Haidak had argued that his expulsion hearing was unfair, in part, because he was unable to directly cross-examine his accuser. The court ruled that due process in a disciplinary setting does require some form of real-time cross-examination, but that this questioning does not necessarily have to come from the students or their representatives. 

In the hearing for the preliminary injunction, BC argued that Haidak, which occurred at a public university, did not raise questions of fundamental fairness. In response, Woodlock suggested that he sees the obligations of public and private institutions as “more or less the same thing.” His reading could set up a major shift in how private colleges and universities investigate sexual assault allegations.

BC also rejected the notion that its procedure wasn’t already in compliance with some level of cross-examination.

“With the assistance of counsel, Doe was able to comment on the evidence and point to any inconsistencies or gaps in the evidence that he perceived,” the University wrote. “This also gave him the opportunity to propose additional questions or areas of inquiry for the investigators to pursue. That the investigators did not deem additional information material to the outcome, or did not give any additional information the weight Doe would have preferred, is not actionable.” 

At the hearing, Woodlock questioned the University’s single-investigator model, specifically with regard to credibility assessments in the absence of the real-time cross-examination of witnesses.

“What makes this case critical is that the First Circuit is going to have to decide once and for all, ‘What does, under Massachusetts State law, fundamental fairness, when adjudicating a Title IX case, mean?” Johnson said. “They won’t be able to avoid this question this time around, as they did during the first BC case.”

The First Circuit’s ruling, should it decide that single-investigator models without real-time cross-examination violate fundamental fairness, would upend college disciplinary processes in Massachusetts, Maine, New Hampshire, and Puerto Rico.

When Woodlock explained his rationale for staying Doe’s suspension, he made a point of detailing the similarity with which he viewed the due process requirements in Haidak and the fundamental fairness question before him. He called BC’s lack of real-time cross-examination, or a robust substitute, a “fundamental deficiency” in the wake of the Haidak ruling.

“For present purposes, the considerations of due process that I have in mind are equally applicable in this context, to the private institution that is BC,” Woodlock said.

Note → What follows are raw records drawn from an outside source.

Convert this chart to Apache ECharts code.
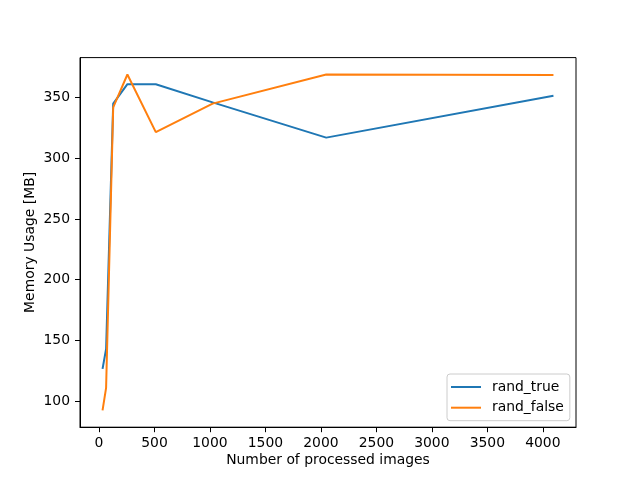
<!DOCTYPE html>
<html>
<head>
<meta charset="utf-8">
<script src="https://cdn.jsdelivr.net/npm/echarts@6/dist/echarts.min.js"></script>
<style>html,body{margin:0;padding:0;background:#fff}#c{width:640px;height:480px}</style>
</head>
<body>
<div id="c"></div>
<script>
const images = [32, 64, 128, 256, 512, 1024, 2048, 4096];
const randTrue = [126.6, 143, 345, 361, 361, 346, 317, 351.5];
const randFalse = [92.5, 111, 342, 369, 321.5, 345, 369, 368.5];
const xTicks = [0, 500, 1000, 1500, 2000, 2500, 3000, 3500, 4000];
const yTicks = [100, 150, 200, 250, 300, 350];

const font = 'DejaVu Sans';
const fs = 13.9;
const chart = echarts.init(document.getElementById('c'), null, {renderer: 'canvas'});
chart.setOption({
  animation: false,
  backgroundColor: '#fff',
  grid: {left: 80, right: 64, top: 57.6, bottom: 52.8, outerBoundsMode: 'none', containLabel: false,
         show: true, borderColor: '#000', borderWidth: 1, backgroundColor: 'transparent'},
  legend: {
    orient: 'vertical', left: 447, top: 374, padding: [5, 6, 5, 4], itemGap: 4.7,
    itemWidth: 30, itemHeight: 2, icon: 'rect',
    borderColor: '#cccccc', borderWidth: 1, borderRadius: 3, backgroundColor: 'rgba(255,255,255,0.8)',
    textStyle: {fontFamily: font, fontSize: fs, color: '#000', lineHeight: 16, padding: [0, 0, 0, 6]},
    data: ['rand_true', 'rand_false']
  },
  xAxis: {
    type: 'value', min: -171.2, max: 4299.2,
    name: 'Number of processed images', nameLocation: 'middle', nameGap: 26, nameMoveOverlap: false,
    nameTextStyle: {fontFamily: font, fontSize: fs, color: '#000'},
    axisLine: {show: true, onZero: false, lineStyle: {color: '#000', width: 1}},
    axisTick: {show: true, inside: false, length: 5, lineStyle: {color: '#000', width: 1}, customValues: xTicks},
    axisLabel: {fontFamily: font, fontSize: fs, color: '#000', margin: 9, customValues: xTicks,
                formatter: v => String(v)},
    splitLine: {show: false}
  },
  yAxis: {
    type: 'value', min: 78.6, max: 382.9,
    name: 'Memory Usage [MB]', nameLocation: 'middle', nameGap: 42.5, nameMoveOverlap: false,
    nameTextStyle: {fontFamily: font, fontSize: fs, color: '#000'},
    axisLine: {show: true, onZero: false, lineStyle: {color: '#000', width: 1}},
    axisTick: {show: true, inside: false, length: 5, lineStyle: {color: '#000', width: 1}, customValues: yTicks},
    axisLabel: {fontFamily: font, fontSize: fs, color: '#000', margin: 10, customValues: yTicks,
                formatter: v => String(v)},
    splitLine: {show: false}
  },
  series: [
    {name: 'rand_true', type: 'line', symbol: 'none', color: '#1f77b4',
     lineStyle: {width: 2, color: '#1f77b4'},
     data: images.map((x, i) => [x, randTrue[i]])},
    {name: 'rand_false', type: 'line', symbol: 'none', color: '#ff7f0e',
     lineStyle: {width: 2, color: '#ff7f0e'},
     data: images.map((x, i) => [x, randFalse[i]])}
  ]
});
</script>
</body>
</html>
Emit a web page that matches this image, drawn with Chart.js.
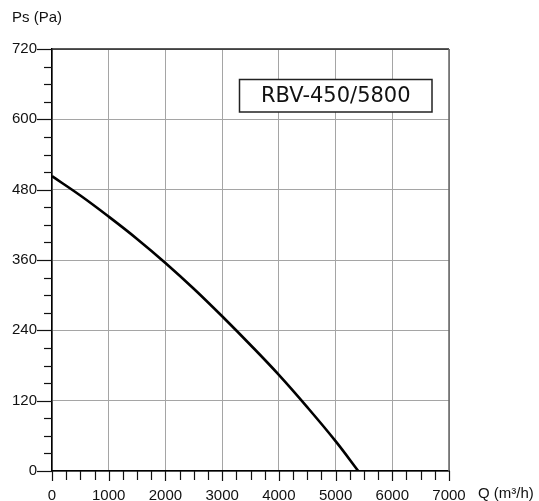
<!DOCTYPE html>
<html>
<head>
<meta charset="utf-8">
<script src="https://cdn.jsdelivr.net/npm/chart.js@4"></script>
<style>
  html, body { margin: 0; padding: 0; background: #fff; }
  #wrap { position: relative; width: 539px; height: 501px; }
</style>
</head>
<body>
<div id="wrap"><canvas id="fanChart"></canvas></div>
<script>
  const modelName = "RBV-450/5800";
  const flowRates = [0, 500, 1000, 1500, 2000, 2500, 3000, 3500, 4000, 4500, 5000, 5400];
  const staticPressure = [503, 470, 434, 396, 355, 311, 264, 215, 164, 109, 51, 0];
  const flowTicks = [0, 1000, 2000, 3000, 4000, 5000, 6000, 7000];
  const pressureTicks = [0, 120, 240, 360, 480, 600, 720];
  const flowMinorStep = 250;
  const pressureMinorStep = 30;

  const labelFont = '15px "Liberation Sans", Arial, sans-serif';
  const inkColor = "#111";

  const decorPlugin = {
    id: "decor",
    afterDraw(chart) {
      const { ctx, chartArea, scales } = chart;
      const xs = scales.x;
      const ys = scales.y;
      ctx.save();

      // top and right frame
      ctx.lineWidth = 1.5;
      ctx.strokeStyle = "#222";
      ctx.beginPath();
      ctx.moveTo(chartArea.left, chartArea.top);
      ctx.lineTo(chartArea.right, chartArea.top);
      ctx.stroke();
      ctx.strokeStyle = "#666";
      ctx.beginPath();
      ctx.moveTo(chartArea.right, chartArea.top);
      ctx.lineTo(chartArea.right, chartArea.bottom);
      ctx.stroke();

      // y ticks, long at labels
      ctx.strokeStyle = "#111";
      ctx.lineWidth = 1.2;
      for (let v = 0; v <= pressureTicks[pressureTicks.length - 1]; v += pressureMinorStep) {
        const y = Math.round(ys.getPixelForValue(v)) + 0.5;
        const len = pressureTicks.includes(v) ? 15 : 8;
        ctx.beginPath();
        ctx.moveTo(chartArea.left - len, y);
        ctx.lineTo(chartArea.left, y);
        ctx.stroke();
      }

      // x ticks
      for (let v = 0; v <= flowTicks[flowTicks.length - 1]; v += flowMinorStep) {
        const x = Math.round(xs.getPixelForValue(v)) + 0.5;
        const len = flowTicks.includes(v) ? 10 : 9;
        ctx.beginPath();
        ctx.moveTo(x, chartArea.bottom);
        ctx.lineTo(x, chartArea.bottom + len);
        ctx.stroke();
      }

      // axis names
      ctx.fillStyle = inkColor;
      ctx.font = labelFont;
      ctx.textBaseline = "middle";
      ctx.textAlign = "left";
      ctx.fillText("Ps (Pa)", 12, 18);
      ctx.fillText("Q (m³/h)", 478, 494);

      // model box
      const bx = 239.5, by = 79.5, bw = 192.5, bh = 32.5;
      ctx.fillStyle = "#fff";
      ctx.fillRect(bx, by, bw, bh);
      ctx.lineWidth = 1.5;
      ctx.strokeStyle = "#222";
      ctx.strokeRect(bx, by, bw, bh);
      ctx.fillStyle = inkColor;
      ctx.font = '21px "DejaVu Sans", sans-serif';
      ctx.textAlign = "center";
      ctx.fillText(modelName, bx + bw / 2, by + bh / 2 + 1);

      ctx.restore();
    }
  };

  const points = flowRates.map((q, i) => ({ x: q, y: staticPressure[i] }));

  new Chart(document.getElementById("fanChart"), {
    type: "line",
    data: {
      datasets: [{
        label: modelName,
        data: points,
        borderColor: "#000",
        borderWidth: 2.6,
        pointRadius: 0,
        fill: false,
        tension: 0.4
      }]
    },
    options: {
      responsive: true,
      maintainAspectRatio: false,
      animation: false,
      layout: { padding: { top: 49, right: 90, left: 0, bottom: 0 } },
      plugins: {
        legend: { display: false },
        tooltip: { enabled: false }
      },
      scales: {
        x: {
          type: "linear",
          min: 0,
          max: 7000,
          afterFit(scale) { scale.height = 30; },
          afterBuildTicks(scale) { scale.ticks = flowTicks.map((v) => ({ value: v })); },
          border: { display: true, color: "#000", width: 1.5 },
          grid: { color: "#a5a5a5", lineWidth: 1, drawTicks: false },
          ticks: {
            autoSkip: false,
            maxRotation: 0,
            padding: 16,
            color: inkColor,
            font: { family: '"Liberation Sans", Arial, sans-serif', size: 15 },
            callback(value) { return String(value); }
          }
        },
        y: {
          type: "linear",
          min: 0,
          max: 720,
          afterFit(scale) { scale.width = 52; },
          afterBuildTicks(scale) { scale.ticks = pressureTicks.map((v) => ({ value: v })); },
          border: { display: true, color: "#000", width: 1.5 },
          grid: { color: "#a5a5a5", lineWidth: 1, drawTicks: false },
          ticks: {
            autoSkip: false,
            padding: 15,
            color: inkColor,
            font: { family: '"Liberation Sans", Arial, sans-serif', size: 15 },
            callback(value) { return String(value); }
          }
        }
      }
    },
    plugins: [decorPlugin]
  });
</script>
</body>
</html>
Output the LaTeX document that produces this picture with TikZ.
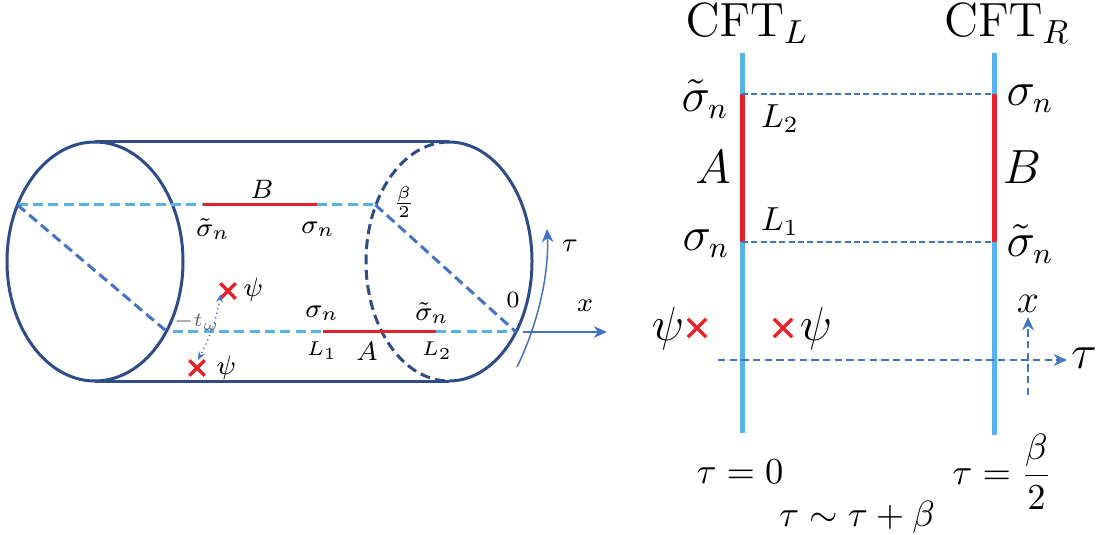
\documentclass[tikz,border=0pt]{standalone}
\usetikzlibrary{arrows.meta,shapes.misc}
\definecolor{navy}{RGB}{46,76,138}
\definecolor{midblue}{RGB}{68,114,196}
\definecolor{lightblue}{RGB}{86,178,232}
\definecolor{redline}{RGB}{232,32,42}
\begin{document}
\begin{tikzpicture}[x=0.3pt,y=-0.3pt,
  cyl/.style={draw=navy,line width=0.9pt},
  cyldash/.style={draw=navy,line width=0.9pt,dash pattern=on 3pt off 1.6pt},
  diag/.style={draw=midblue,line width=0.9pt,dash pattern=on 3pt off 1.6pt},
  lbdash/.style={draw=lightblue,line width=0.9pt,dash pattern=on 3pt off 1.6pt},
  redseg/.style={draw=redline,line width=0.9pt},
  xmark/.style={cross out,draw=redline,line width=1pt,inner sep=0pt,minimum size=#1},
  lbl/.style={inner sep=0pt,font=\fontsize{8}{9}\selectfont},
  sml/.style={inner sep=0pt,font=\fontsize{6.3}{7}\selectfont},
  big/.style={inner sep=0pt,font=\fontsize{13.5}{15}\selectfont},
  lsub/.style={inner sep=0pt,font=\fontsize{10}{12}\selectfont},
  mid/.style={inner sep=0pt,font=\fontsize{10.5}{12}\selectfont},
  cft/.style={inner sep=0pt,font=\fontsize{14.5}{16}\selectfont},
  cftline/.style={draw=lightblue,line width=1.5pt},
  redthick/.style={draw=redline,line width=1.5pt},
  thindash/.style={draw=midblue,line width=0.45pt,dash pattern=on 1.8pt off 1pt},
  axis/.style={draw=midblue,line width=0.6pt,-{Stealth[length=4pt,width=3.5pt]}},
  axisdash/.style={draw=midblue,line width=0.6pt,dash pattern=on 2.2pt off 1.3pt,-{Stealth[length=4pt,width=3.5pt]}}
]
\useasboundingbox (0,0) rectangle (1099,535);

% ---------- left panel: cylinder ----------
\coordinate (lc) at (95,261.5);
\coordinate (rc) at (449,261.5);
\draw[cyl] (lc) ellipse [x radius=26.4pt, y radius=35.85pt];
\draw[cyl] (95,142) coordinate (lt) -- (449,142) coordinate (rt);
\draw[cyl] (95,381) coordinate (lb) -- (449,381) coordinate (rb);
\draw[cyl] (rt) arc[start angle=90, end angle=-90, x radius=24.9pt, y radius=35.85pt];
\draw[cyldash] (rt) arc[start angle=90, end angle=270, x radius=24.9pt, y radius=35.85pt];

% upper line (B)
\coordinate (u0) at (17.5,205);
\coordinate (u1) at (203,205);
\coordinate (u2) at (317,205);
\coordinate (u3) at (375.5,205);
\draw[lbdash] (u0) -- (u1);
\draw[redseg] (u1) -- (u2);
\draw[lbdash] (u2) -- (u3);

% lower line (A)
\coordinate (d0) at (173,332);
\coordinate (d1) at (323,332);
\coordinate (d2) at (436,332);
\coordinate (d3) at (516,332);
\draw[lbdash] (d0) -- (d1);
\draw[redseg] (d1) -- (d2);
\draw[lbdash] (d2) -- (d3);

% diagonals
\coordinate (ld) at (165,330);
\draw[diag] (u0) -- (ld);
\draw[diag] (u3) -- (d3);

% labels
\node[lbl] (B) at (262,189) {$B$};
\node[lbl] (stB) at (213,229) {$\tilde\sigma_n$};
\node[lbl] (sB) at (318,229) {$\sigma_n$};
\node[sml,font=\fontsize{7.5}{8}\selectfont] (b2) at (404,202) {$\frac{\beta}{2}$};
\node[sml,font=\fontsize{7}{8}\selectfont] (zero) at (513,300) {$0$};
\node[lbl] (sA) at (322,313) {$\sigma_n$};
\node[lbl] (stA) at (432,313) {$\tilde\sigma_n$};
\node[sml] (L1) at (322,351) {$L_1$};
\node[lbl] (Al) at (367,351) {$A$};
\node[sml] (L2) at (437,351) {$L_2$};

% psi insertions
\node[xmark=3.6pt] (x1) at (228,291) {};
\node[lbl,anchor=west] (p1) at (243,290) {$\psi$};
\node[xmark=3.6pt] (x2) at (197,368) {};
\node[lbl,anchor=west] (p2) at (216,368) {$\psi$};
\node[sml,text=black!60] (tw) at (197,322) {$-t_\omega$};
\draw[midblue,line width=0.4pt,densely dotted,{Stealth[length=2.5pt,width=2pt]}-{Stealth[length=2.5pt,width=2pt]}]
  (221,294) to[bend left=8] (198,360);

% axes at the right end
\coordinate (xa0) at (523,332);
\coordinate (xa1) at (607,332);
\draw[axis] (xa0) -- (xa1);
\node[lbl] (xlab) at (585,306) {$x$};
\coordinate (ta0) at (517,367);
\coordinate (ta1) at (547,229);
\draw[draw=midblue,line width=0.45pt,-{Stealth[length=4pt,width=3.5pt]}]
  (ta0) .. controls (540,320) and (549,270) .. (ta1);
\node[lbl] (tlab) at (570,246) {$\tau$};

% ---------- right panel ----------
\coordinate (Lt) at (742,53);
\coordinate (Lu) at (742,94);
\coordinate (Ld) at (742,242);
\coordinate (Lb) at (742,433);
\coordinate (Rt) at (994,53);
\coordinate (Ru) at (994,94);
\coordinate (Rd) at (994,242);
\coordinate (Rb) at (994,435);
\draw[cftline] (Lt) -- (Lb);
\draw[cftline] (Rt) -- (Rb);
\draw[redthick] (Lu) -- (Ld);
\draw[redthick] (Ru) -- (Rd);
\draw[thindash] (Lu) -- (Ru);
\draw[thindash] (Ld) -- (Rd);

\node[cft] (cftL) at (747,24) {$\mathrm{CFT}_L$};
\node[cft] (cftR) at (1007,24) {$\mathrm{CFT}_R$};
\node[big] (stL) at (705,99) {$\tilde\sigma_n$};
\node[lsub] (L2r) at (780,119) {$L_2$};
\node[big] (Ar) at (713,167) {$A$};
\node[lsub] (L1r) at (780,222) {$L_1$};
\node[big] (sL) at (706,244) {$\sigma_n$};
\node[big] (sR) at (1030,99) {$\sigma_n$};
\node[big] (Br) at (1022,167) {$B$};
\node[big] (stR) at (1030,244) {$\tilde\sigma_n$};

\node[big] (pl) at (668,329) {$\psi$};
\node[xmark=4.5pt] (xl) at (697,328) {};
\node[xmark=4.5pt] (xr) at (783,328) {};
\node[big] (pr) at (816,329) {$\psi$};

\coordinate (ta) at (718,360);
\coordinate (tb) at (1067,360);
\draw[axisdash] (ta) -- (tb);
\node[big] (tauax) at (1084,358) {$\tau$};
\coordinate (xb) at (1028,395);
\coordinate (xt) at (1028,317);
\draw[axisdash] (xb) -- (xt);
\node[big,font=\fontsize{12.5}{14}\selectfont] (xax) at (1028,304) {$x$};

\node[mid] (t0) at (740,472) {$\tau=0$};
\node[mid] (tb2) at (1002,472) {$\displaystyle\tau=\frac{\beta}{2}$};
\node[mid] (per) at (857,517) {$\tau\sim\tau+\beta$};
\end{tikzpicture}
\end{document}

After staying Doe’s suspension, Woodlock also ordered there to be a new disciplinary process with both new investigators and the inclusion of real-time cross-examination.

Elsewhere in the country, single-investigator models like BC’s have fared much worse under the due process standard. The Sixth Circuit, which encompasses Kentucky, Michigan, Ohio, and Tennessee, ruled in Doe v. Baum the University of Michigan’s single-investigator model violated due process in every case, as it lacked the opportunity for the parties to question each other directly.

U.S. Secretary of Education Betsy DeVos revoked the Dear Colleague letter in September 2017 under the basis that it “ignored notice and comment requirements, created a system that lacked basic elements of due process and failed to ensure fundamental fairness,” according to a Department of Education press release

A study by the Foundation for Individual Rights in Education (FIRE) conducted in 2017 found that college students were regularly denied the basic elements of a fair hearing. From the time the Dear Colleague Letter was issued to the time it was revoked, students filed more than 180 lawsuits against colleges for allegedly carrying out unfair disciplinary processes, according to FIRE.

Under DeVos’ new Title IX proposal, colleges and universities would be required to hold live hearings with cross-examinations conducted by the parties’ advisers, although the complainant and respondent would not be allowed to engage in personal confrontation. Schools would also be prohibited from using a “single investigator” or “investigator-only” model, as BC currently does. These rules are not currently in effect.